In what constitutes great news for community associations in Florida, the Fourth District Court of Appeals has clarified its prior ruling from 2012, U.S. Bank National Association v. Quadomain Condominium Association, Inc., which has been causing problems to community associations in collecting delinquent assessments. The Quadomain holding addressed the situation in which at the time that the association is ready to file a foreclosure case, there was already a pending lender foreclosure, requiring other existing unrecorded claims to only be brought in that lender foreclosure case, as opposed to filing a separate law suit. As a consequence of that decision, many trial courts have been extending the application of that case to limit the ability of community associations to pursue delinquent assessment claims, often resulting in an inability to collect at all, leaving associations without a remedy. Since the Quadomain decision, it has remained the opinion of this Firm that the application of that decision should be limited to the specific facts of that case and a broader application of the case in community association foreclosure matters was legally improper. Based upon our opinion, the Firm continued to pursue the legal issue as an appeal with the Fourth District Court of Appeals and, as a result of our appeal, the Court has now resolved the over-extension of the principles set forth in Quadomain in its decision in Jallali v. Knightsbridge Village Homeowners Association, Inc.
In Jallali, the delinquency of the homeowner occurred over 3 years after the lender filed its foreclosure against the homeowners. The association foreclosure was filed in a separate law suit and proceeded through a final judgment. Prior to the foreclosure sale being held, the homeowner filed a motion in the lower court to vacate the final judgment and dismiss the case due to the failure of the association to file its claim in the lender foreclosure case, in accordance with Quadomain. In that the Quadomain holding had been interpreted by many lower court judges to require the association to bring its claim within 30 days of the lender filing a document in the Public Records, known as a lis pendens, it would have been impossible for the association to have made its claim in the lender case since it has not yet accrued. The lower court in the Jallali case actually agreed with our position and denied the motion and the homeowner appealed to the Fourth District Court of Appeal.

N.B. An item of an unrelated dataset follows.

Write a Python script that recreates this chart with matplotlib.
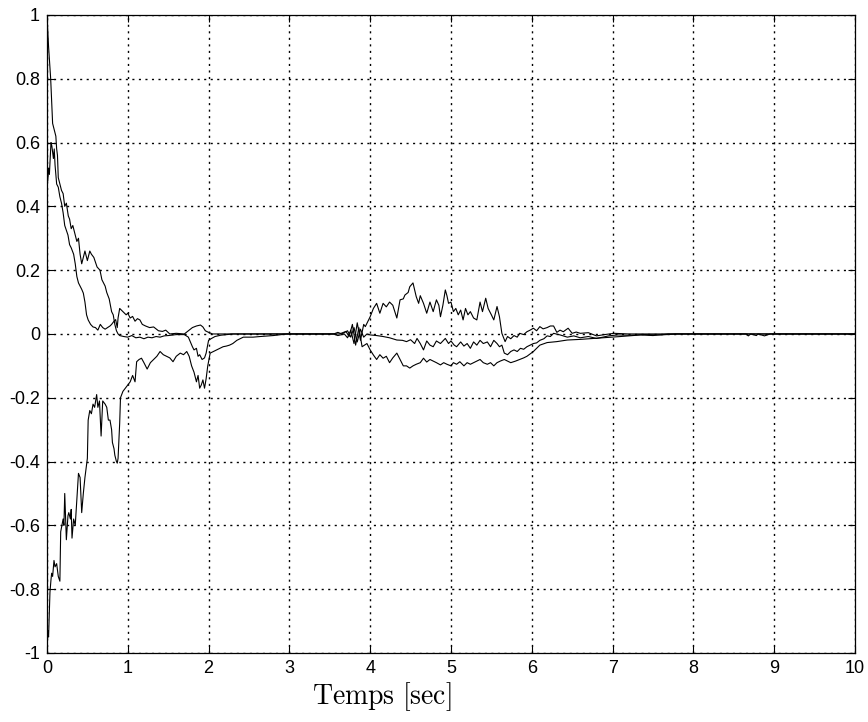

Initially, the Appellate Court reversed the lower court, improperly applying the Quadomain principles, which would have eliminated any possible recovery for the association and made no logical sense. However, after our Firm filed a Motion for Rehearing to reconsider that decision, the Court reversed itself and clarified the extent of the Quadomain case, significantly limiting it. The Court clearly stated that the recorded declaration of covenants, and/or declaration of condominium constitutes a “prior recorded interest” that in essence removes the issue from the requirement to file the claim in the lender case set forth in Quadomain. The Court also expressly recognized the impossibility of complying with the prior requirement when the delinquency does not occur within the 30 day window of the lender filing. The Court further clearly stated that the Statute at issue, as well as the decision in Quadomain were intended to protect the interests of the lender, not to other parties, such as the homeowner here.
Our Firm is proud to have obtained this ruling which is one of the most important pro-association decisions made by an appellate court in Florida in many years, and eliminates what has been a significant impediment in the collection process for all associations.